Obviously there were no weird log messages preceding the outage so the only way for me to go was utilizing the diagnostic toolkit. I want to share how I got my questions resolved step by step so that you understand the whole diagnostic process since it’s not so straightforward without prior experience.
The app stopped
My application had been working fine for a long period of time but once I noticed that it had stopped functioning. I didn’t get any additional information from log messages — the app looked as if it was just frozen. Before I terminated the application process, I had made some investigations.
I used the dotnet-counters tool to see the high picture of my application state.
I paid attention to a huge number of work items in the thread pool queue (3577) and an increasing number of threads in the pool (the picture above shows 424 running thread at the moment of monitoring). There was definitely something wrong so I decided to dig deeper to the internals and utilized dotnet-trace and dotnet-dump tools.
I ran dotnet-trace tool to capture what the threads were doing: this tool captures each thread’s stack every millisecond for a user-defined period of time (I gathered traces during 20 seconds) and exports this information into a trace.nettrace file which can be investigated further via PerfView.
Once I opened the thread time analysis view, I saw that 98% of the threads stuck in the ConsoleSink.Emit method. I opened the source code of Serilog’s Console sink and assumed that this might have been a blocking issue. In order to investigate which thread had blocked the object and why it’s not exiting the lock, I decided to collect a dump of the process via dotnet-dump tool.
I knew that there might have been a locking issue so I used syncblk command to see synchronization block information.
I saw that there was a single object that was locked by thread 256. In order to check this thread callstack I set that thread as the one to apply SOS command and called clrstack command.
As I understood the thread which was handling a diff message asked Serilog’s console sink to log the data and got stuck in WriteFile method. This conclusion gave me the context about the app halt and proved that the issue was not related to my code. I found a similar bug report on github and attached these details to the issue to help maintainers investigate the problem further.

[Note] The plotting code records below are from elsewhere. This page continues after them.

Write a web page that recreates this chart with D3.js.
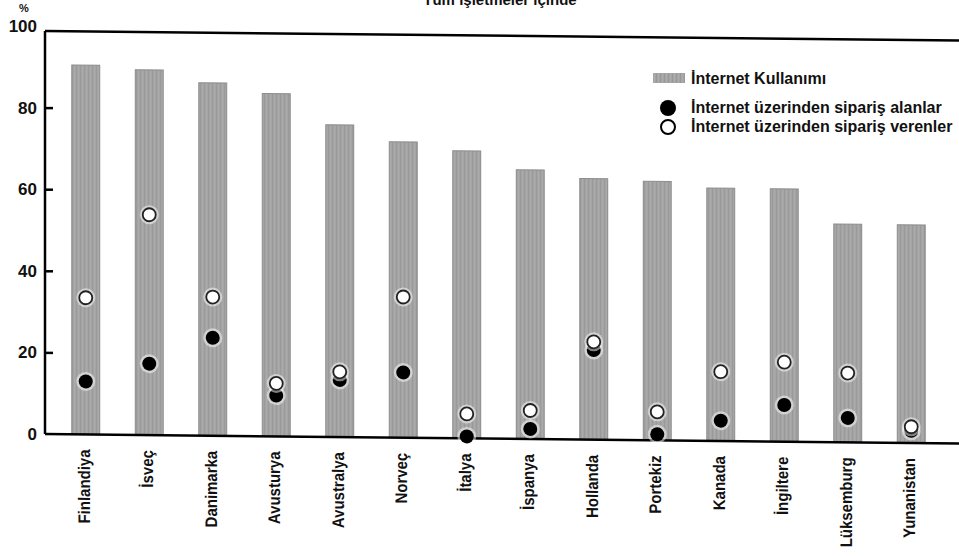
<!DOCTYPE html>
<html>
<head>
<meta charset="utf-8">
<script src="https://cdn.jsdelivr.net/npm/d3@7"></script>
<style>
  html, body { margin: 0; padding: 0; background: #fff; }
  svg { display: block; }
  text { font-family: "Liberation Sans", Arial, sans-serif; fill: #111; }
</style>
</head>
<body>
<svg id="chart" width="959" height="556"></svg>
<script>
// Countries, ordered by internet use
const countries = ["Finlandiya", "İsveç", "Danimarka", "Avusturya", "Avustralya", "Norveç", "İtalya",
  "İspanya", "Hollanda", "Portekiz", "Kanada", "İngiltere", "Lüksemburg", "Yunanistan"];
// Share of firms using the internet (%)
const internetUse = [90.5, 89.5, 86.5, 84, 76.5, 72.5, 70.5, 66, 64, 63.5, 62, 62, 53.5, 53.5];
// Share of firms receiving orders over the internet (%)
const ordersReceived = [13, 17.5, 24, 10, 14, 16, 0.5, 2.5, 22, 1.5, 5, 9, 6, 3];
// Share of firms placing orders over the internet (%)
const ordersPlaced = [33.5, 54, 34, 13, 16, 34.5, 6, 7, 24, 7, 17, 19.5, 17, 4];
const yTicks = [0, 20, 40, 60, 80, 100];
const legendLabels = ["İnternet Kullanımı", "İnternet üzerinden sipariş alanlar", "İnternet üzerinden sipariş verenler"];
const titleText = "Tüm işletmeler içinde";

const svg = d3.select("#chart");
const left = 45, bottom = 434, right = 959, frameTop = 31;

const x = d3.scaleBand().domain(countries).range([54, 943]).paddingInner(0.56).paddingOuter(0.28);
const y = d3.scaleLinear().domain([0, 100]).range([bottom, 26]);

// bar texture: fine vertical streaks
const defs = svg.append("defs");
const pat = defs.append("pattern").attr("id", "streak").attr("patternUnits", "userSpaceOnUse")
  .attr("width", 4).attr("height", 10);
pat.append("rect").attr("width", 4).attr("height", 10).attr("fill", "#a4a4a4");
pat.append("rect").attr("x", 0).attr("width", 1).attr("height", 10).attr("fill", "#999");
pat.append("rect").attr("x", 2).attr("width", 1).attr("height", 10).attr("fill", "#adadad");

// title, running off the top edge
svg.append("text").attr("x", 500).attr("y", 5).attr("text-anchor", "middle")
  .attr("font-size", 15).attr("font-weight", "bold").text(titleText);

// unit label
svg.append("text").attr("x", 24).attr("y", 12).attr("text-anchor", "middle")
  .attr("font-size", 11).attr("font-weight", "bold").text("%");

// plot group, slightly sheared like the printed page
const g = svg.append("g")
  .attr("transform", `translate(${left},${bottom}) skewY(0.6) translate(${-left},${-bottom})`);

g.selectAll("rect.bar").data(countries).join("rect").attr("class", "bar")
  .attr("x", d => x(d)).attr("width", x.bandwidth())
  .attr("y", (d, i) => y(internetUse[i])).attr("height", (d, i) => y(0) - y(internetUse[i]))
  .attr("fill", "url(#streak)").attr("stroke", "#8c8c8c").attr("stroke-width", 1);

// frame: top and bottom rules
g.append("line").attr("x1", left).attr("x2", right).attr("y1", frameTop).attr("y2", frameTop)
  .attr("stroke", "#000").attr("stroke-width", 2.5);
g.append("line").attr("x1", left).attr("x2", right).attr("y1", y(0)).attr("y2", y(0))
  .attr("stroke", "#000").attr("stroke-width", 2.5);

const cx = d => x(d) + x.bandwidth() / 2;

// received orders (filled)
g.selectAll("circle.halo-r").data(countries).join("circle").attr("class", "halo-r")
  .attr("cx", cx).attr("cy", (d, i) => y(ordersReceived[i])).attr("r", 9.5)
  .attr("fill", "#fff").attr("opacity", 0.5);
g.selectAll("circle.rec").data(countries).join("circle").attr("class", "rec")
  .attr("cx", cx).attr("cy", (d, i) => y(ordersReceived[i])).attr("r", 7)
  .attr("fill", "#000");

// placed orders (open)
g.selectAll("circle.halo-p").data(countries).join("circle").attr("class", "halo-p")
  .attr("cx", cx).attr("cy", (d, i) => y(ordersPlaced[i])).attr("r", 9.5)
  .attr("fill", "#fff").attr("opacity", 0.5);
g.selectAll("circle.pla").data(countries).join("circle").attr("class", "pla")
  .attr("cx", cx).attr("cy", (d, i) => y(ordersPlaced[i])).attr("r", 6.5)
  .attr("fill", "#fff").attr("stroke", "#222").attr("stroke-width", 1.8);

// category labels, vertical, glyphs slightly tall
g.selectAll("text.cat").data(countries).join("text").attr("class", "cat")
  .attr("transform", d => `translate(${cx(d) + 4},${bottom + 15}) rotate(-90) scale(1,1.12)`)
  .attr("text-anchor", "end").attr("font-size", 15).attr("font-weight", "bold")
  .text(d => d);

// left axis with inward ticks
const yAxis = d3.axisRight(y).tickValues(yTicks).tickSize(8).tickFormat(d3.format("d"));
const ag = svg.append("g").attr("transform", `translate(${left},0)`).call(yAxis);
ag.select(".domain").attr("stroke", "#000").attr("stroke-width", 2.5)
  .attr("d", `M0,${frameTop}V${y(0)}`);
ag.selectAll(".tick line").attr("stroke", "#000").attr("stroke-width", 2.5)
  .attr("opacity", d => (d === 0 || d === 100) ? 0 : 1);
ag.selectAll(".tick text").attr("x", -8).attr("text-anchor", "end")
  .attr("font-size", 17).attr("font-weight", "bold")
  .attr("font-family", "'Liberation Sans', Arial, sans-serif").attr("fill", "#111");

// legend
const lg = svg.append("g");
lg.append("rect").attr("x", 653).attr("y", 73).attr("width", 32).attr("height", 10)
  .attr("fill", "url(#streak)");
lg.append("circle").attr("cx", 668).attr("cy", 108).attr("r", 8).attr("fill", "#000");
lg.append("circle").attr("cx", 668).attr("cy", 127).attr("r", 7).attr("fill", "#fff")
  .attr("stroke", "#000").attr("stroke-width", 2);
lg.selectAll("text.leg").data(legendLabels).join("text").attr("class", "leg")
  .attr("x", 691).attr("y", (d, i) => [84, 113, 132][i])
  .attr("font-size", 16).attr("font-weight", "bold").text(d => d);
</script>
</body>
</html>
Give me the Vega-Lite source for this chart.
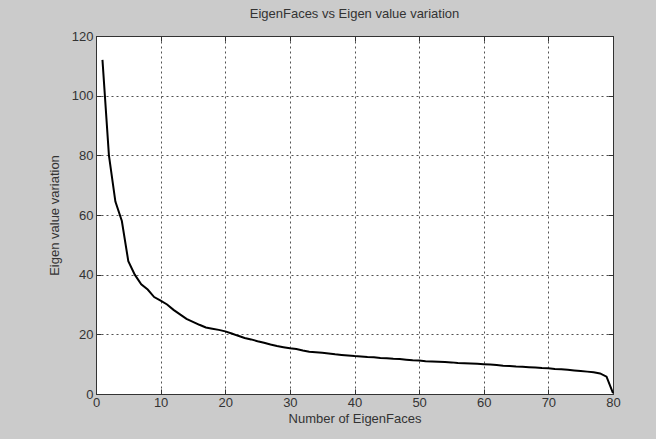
{
  "$schema": "https://vega.github.io/schema/vega-lite/v6.json",
  "width": 517,
  "height": 358,
  "autosize": "none",
  "padding": {"left": 96, "top": 36, "right": 43, "bottom": 45},
  "background": "#cbcbcb",
  "title": {"text": "EigenFaces vs Eigen value variation", "fontSize": 13, "font": "Liberation Sans", "fontWeight": "normal", "color": "#333", "offset": 9},
  "config": {
    "view": {"fill": "white", "stroke": "#333", "strokeWidth": 1},
    "axis": {"labelFont": "Liberation Sans", "titleFont": "Liberation Sans", "labelFontSize": 13, "titleFontSize": 13, "titleFontWeight": "normal", "labelColor": "#333", "titleColor": "#333", "domainColor": "#333", "tickColor": "#333", "gridColor": "#333", "gridDash": [2, 3], "gridOpacity": 0.85}
  },
  "data": {"values": [
    {"n": 1, "v": 112}, {"n": 2, "v": 80}, {"n": 3, "v": 64.5}, {"n": 4, "v": 58}, {"n": 5, "v": 44.5},
    {"n": 6, "v": 40}, {"n": 7, "v": 36.8}, {"n": 8, "v": 35}, {"n": 9, "v": 32.5}, {"n": 10, "v": 31.3},
    {"n": 11, "v": 30}, {"n": 12, "v": 28.2}, {"n": 13, "v": 26.7}, {"n": 14, "v": 25.2}, {"n": 15, "v": 24.2},
    {"n": 16, "v": 23.2}, {"n": 17, "v": 22.3}, {"n": 18, "v": 21.9}, {"n": 19, "v": 21.5}, {"n": 20, "v": 21},
    {"n": 21, "v": 20.3}, {"n": 22, "v": 19.5}, {"n": 23, "v": 18.8}, {"n": 24, "v": 18.3}, {"n": 25, "v": 17.7},
    {"n": 26, "v": 17.2}, {"n": 27, "v": 16.6}, {"n": 28, "v": 16.1}, {"n": 29, "v": 15.7}, {"n": 30, "v": 15.3},
    {"n": 31, "v": 15.1}, {"n": 32, "v": 14.6}, {"n": 33, "v": 14.2}, {"n": 34, "v": 14.0}, {"n": 35, "v": 13.8},
    {"n": 36, "v": 13.6}, {"n": 37, "v": 13.3}, {"n": 38, "v": 13.1}, {"n": 39, "v": 12.9}, {"n": 40, "v": 12.7},
    {"n": 41, "v": 12.6}, {"n": 42, "v": 12.4}, {"n": 43, "v": 12.3}, {"n": 44, "v": 12.1}, {"n": 45, "v": 12.0},
    {"n": 46, "v": 11.8}, {"n": 47, "v": 11.7}, {"n": 48, "v": 11.5}, {"n": 49, "v": 11.3}, {"n": 50, "v": 11.2},
    {"n": 51, "v": 11.0}, {"n": 52, "v": 10.9}, {"n": 53, "v": 10.8}, {"n": 54, "v": 10.7}, {"n": 55, "v": 10.6},
    {"n": 56, "v": 10.4}, {"n": 57, "v": 10.3}, {"n": 58, "v": 10.2}, {"n": 59, "v": 10.1}, {"n": 60, "v": 10.0},
    {"n": 61, "v": 9.9}, {"n": 62, "v": 9.7}, {"n": 63, "v": 9.5}, {"n": 64, "v": 9.4}, {"n": 65, "v": 9.2},
    {"n": 66, "v": 9.1}, {"n": 67, "v": 9.0}, {"n": 68, "v": 8.9}, {"n": 69, "v": 8.7}, {"n": 70, "v": 8.6},
    {"n": 71, "v": 8.4}, {"n": 72, "v": 8.3}, {"n": 73, "v": 8.1}, {"n": 74, "v": 7.9}, {"n": 75, "v": 7.7},
    {"n": 76, "v": 7.5}, {"n": 77, "v": 7.3}, {"n": 78, "v": 6.9}, {"n": 79, "v": 5.8}, {"n": 80, "v": 0.3}
  ]},
  "layer": [
    {
      "mark": {"type": "line", "color": "black", "strokeWidth": 2},
      "encoding": {
        "x": {"field": "n", "type": "quantitative", "scale": {"domain": [0, 80], "nice": false, "zero": false},
              "axis": {"values": [0, 10, 20, 30, 40, 50, 60, 70, 80], "title": "Number of EigenFaces", "grid": true, "tickSize": -5, "labelPadding": 7, "titlePadding": 3, "labelFlush": false}},
        "y": {"field": "v", "type": "quantitative", "scale": {"domain": [0, 120], "nice": false},
              "axis": {"values": [0, 20, 40, 60, 80, 100, 120], "title": "Eigen value variation", "grid": true, "tickSize": -5, "labelPadding": 8, "titlePadding": 10, "labelFlush": false}}
      }
    },
    {
      "mark": {"type": "line", "opacity": 0},
      "encoding": {
        "x": {"field": "n", "type": "quantitative", "axis": {"orient": "top", "values": [0, 10, 20, 30, 40, 50, 60, 70, 80], "labels": false, "title": null, "grid": false, "domain": false, "tickSize": -5}},
        "y": {"field": "v", "type": "quantitative", "axis": {"orient": "right", "values": [0, 20, 40, 60, 80, 100, 120], "labels": false, "title": null, "grid": false, "domain": false, "tickSize": -5}}
      }
    }
  ],
  "resolve": {"axis": {"x": "independent", "y": "independent"}}
}
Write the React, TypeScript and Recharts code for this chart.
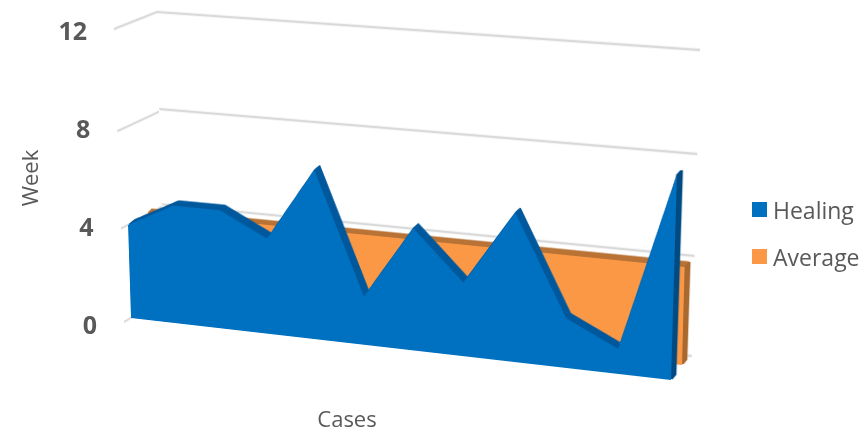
import React from "react";
import { Area, AreaChart, CartesianGrid, Label, Legend, ReferenceLine, XAxis, YAxis } from "recharts";

const cases = [1, 2, 3, 4, 5, 6, 7, 8, 9, 10, 11, 12];
const healing = [4, 5, 5, 4, 7, 2, 5, 3, 6, 2, 1, 8];
const average = [4, 4, 4, 4, 4, 4, 4, 4, 4, 4, 4, 4];
const weekTicks = [0, 4, 8, 12];
const seriesNames = ["Healing", "Average"];
const seriesColors = ["#0070c0", "#fa9846"];

const rows = cases.map((c, i) => ({ case: c, healing: healing[i], average: average[i] }));

type Pt = [number, number];
type Quad = [Pt, Pt, Pt, Pt]; // top-left, top-right, bottom-right, bottom-left

const PLOT_W = 560;
const PLOT_H = 300;
const PAD = 10;
const TEXT = "#595959";
const GRID = "#d9d9d9";
const FONT = "'Open Sans', sans-serif";

// the planes of the fake 3d box, in page pixels
const backWall: Quad = [[157, 12], [700, 50], [692, 356], [164, 298]];
const sideWall: Quad = [[114, 29], [157, 12], [164, 298], [124, 322]];
const orangeFront: Quad = [[142, 21], [690, 65], [682, 365], [150, 306]];
const orangeBack: Quad = [[146, 17], [696, 59], [686, 360], [154, 302]];
const blueFront: Quad = [[122, 33], [680, 69], [671, 380], [131, 318]];
const blueBack: Quad = [[128, 28], [685, 64], [675, 375], [137, 313]];

const sweep = [1, 0.83, 0.67, 0.5, 0.33, 0.17];

function lerpQuad(a: Quad, b: Quad, t: number): Quad {
  return a.map((p, i) => [p[0] + (b[i][0] - p[0]) * t, p[1] + (b[i][1] - p[1]) * t]) as Quad;
}

// homography from the PLOT_W x PLOT_H rectangle onto a quad
function planeMatrix(q: Quad) {
  const [[x0, y0], [x1, y1], [x2, y2], [x3, y3]] = q;
  const dx1 = x1 - x2, dx2 = x3 - x2, sx = x0 - x1 + x2 - x3;
  const dy1 = y1 - y2, dy2 = y3 - y2, sy = y0 - y1 + y2 - y3;
  const det = dx1 * dy2 - dx2 * dy1;
  const g = (sx * dy2 - dx2 * sy) / det;
  const h = (dx1 * sy - sx * dy1) / det;
  const a = x1 - x0 + g * x1, b = x3 - x0 + h * x3;
  const d = y1 - y0 + g * y1, e = y3 - y0 + h * y3;
  const m = [a / PLOT_W, d / PLOT_W, 0, g / PLOT_W, b / PLOT_H, e / PLOT_H, 0, h / PLOT_H, 0, 0, 1, 0, x0, y0, 0, 1];
  return `matrix3d(${m.join(",")})`;
}

function Plane({ quad, children }: { quad: Quad; children: React.ReactNode }) {
  return (
    <div
      style={{
        position: "absolute",
        left: 0,
        top: 0,
        width: PLOT_W,
        height: PLOT_H,
        transformOrigin: "0 0",
        transform: planeMatrix(quad),
      }}
    >
      <div style={{ position: "absolute", left: -PAD, top: -PAD }}>
        <AreaChart
          width={PLOT_W + PAD * 2}
          height={PLOT_H + PAD * 2}
          data={rows}
          margin={{ top: PAD, right: PAD, bottom: PAD, left: PAD }}
        >
          <XAxis hide type="number" dataKey="case" domain={[1, 12]} />
          <YAxis hide type="number" domain={[0, 12]} ticks={weekTicks} interval={0} />
          {children}
        </AreaChart>
      </div>
    </div>
  );
}

// axes only produce ticks when the chart holds a series, so these charts carry an unpainted one
function Wall({ quad }: { quad: Quad }) {
  return (
    <Plane quad={quad}>
      <CartesianGrid vertical={false} stroke={GRID} strokeWidth={2.5} />
      <Area dataKey="healing" fill="none" stroke="none" isAnimationActive={false} dot={false} />
    </Plane>
  );
}

function Extruded({ front, back, dataKey, fill, band, side }: { front: Quad; back: Quad; dataKey: string; fill: string; band: string; side: string }) {
  const top = dataKey === "healing" ? healing[healing.length - 1] : average[average.length - 1];
  return (
    <>
      {sweep.map((t) => (
        <Plane key={t} quad={lerpQuad(front, back, t)}>
          <Area dataKey={dataKey} fill={band} fillOpacity={1} stroke={band} strokeWidth={1} isAnimationActive={false} dot={false} />
          <ReferenceLine segment={[{ x: 12, y: 0 }, { x: 12, y: top }]} stroke={side} strokeWidth={2.5} />
        </Plane>
      ))}
      <Plane quad={front}>
        <Area dataKey={dataKey} fill={fill} fillOpacity={1} stroke="none" isAnimationActive={false} dot={false} />
      </Plane>
    </>
  );
}

// week labels drift right as they go down, following the box edge
function WeekTick({ x, y, payload }: any) {
  const drift = ((12 - payload.value) * 10) / 12;
  return (
    <text x={x + 7 + drift} y={y} dy={9} textAnchor="end" fill={TEXT} fontSize={25} fontWeight={700} fontFamily={FONT}>
      {payload.value}
    </text>
  );
}

function LegendBox() {
  return (
    <div style={{ fontFamily: FONT, fontSize: 23, color: TEXT }}>
      {seriesNames.map((name, i) => (
        <div key={name} style={{ display: "flex", alignItems: "center", height: 47, whiteSpace: "nowrap" }}>
          <span style={{ width: 15, height: 15, background: seriesColors[i], marginRight: 6 }} />
          {name}
        </div>
      ))}
    </div>
  );
}

export default function App() {
  return (
    <div style={{ position: "absolute", left: 0, top: 0, width: 865, height: 432, overflow: "hidden", background: "#fff" }}>
      <Wall quad={backWall} />
      <Wall quad={sideWall} />
      <Extruded front={orangeFront} back={orangeBack} dataKey="average" fill={seriesColors[1]} band="#b97234" side="#a8682f" />
      <Extruded front={blueFront} back={blueBack} dataKey="healing" fill={seriesColors[0]} band="#00589c" side="#004a82" />
      <div style={{ position: "absolute", left: 0, top: 0 }}>
        <AreaChart width={865} height={432} data={rows} margin={{ top: 31, right: 146, bottom: 0, left: 0 }}>
          <XAxis type="number" dataKey="case" domain={[1, 12]} tick={false} axisLine={false} tickLine={false} height={107}>
            <Label value="Cases" position="insideBottom" offset={5} fill={TEXT} fontSize={22} fontFamily={FONT} />
          </XAxis>
          <YAxis
            type="number"
            domain={[0, 12]}
            ticks={weekTicks}
            interval={0}
            width={88}
            axisLine={false}
            tickLine={false}
            tick={WeekTick}
          >
            <Label value="Week" angle={-90} position="insideLeft" offset={30} textAnchor="middle" fill={TEXT} fontSize={22} fontFamily={FONT} />
          </YAxis>
          <Area dataKey="healing" fill="none" stroke="none" isAnimationActive={false} dot={false} legendType="none" />
          <Legend
            layout="vertical"
            align="right"
            verticalAlign="middle"
            content={LegendBox}
            wrapperStyle={{ position: "absolute", left: 752, top: 186, width: 113, bottom: "auto", right: "auto" }}
          />
        </AreaChart>
      </div>
    </div>
  );
}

So these were the diagnostic steps which I applied to figure out why my application had stopped working. Surely this is not the instruction on how to run every diagnostic investigation since those steps heavily depend on each case individually. You can find more examples on the github page. To get a better understanding of .NET memory analysis and diagnostics you may find useful the mem-doc.
Ultimately I hope you got the basic idea behind the process and enjoyed the reading. If you have any questions, feel free to ask!
What about Linux and Docker?
I did all the diagnostics against the app running on my local machine on Windows. The same is true for .NET Core apps hosted on Linux.
Also you can embed tools into Docker image and get diagnostic capabilities in Docker containers.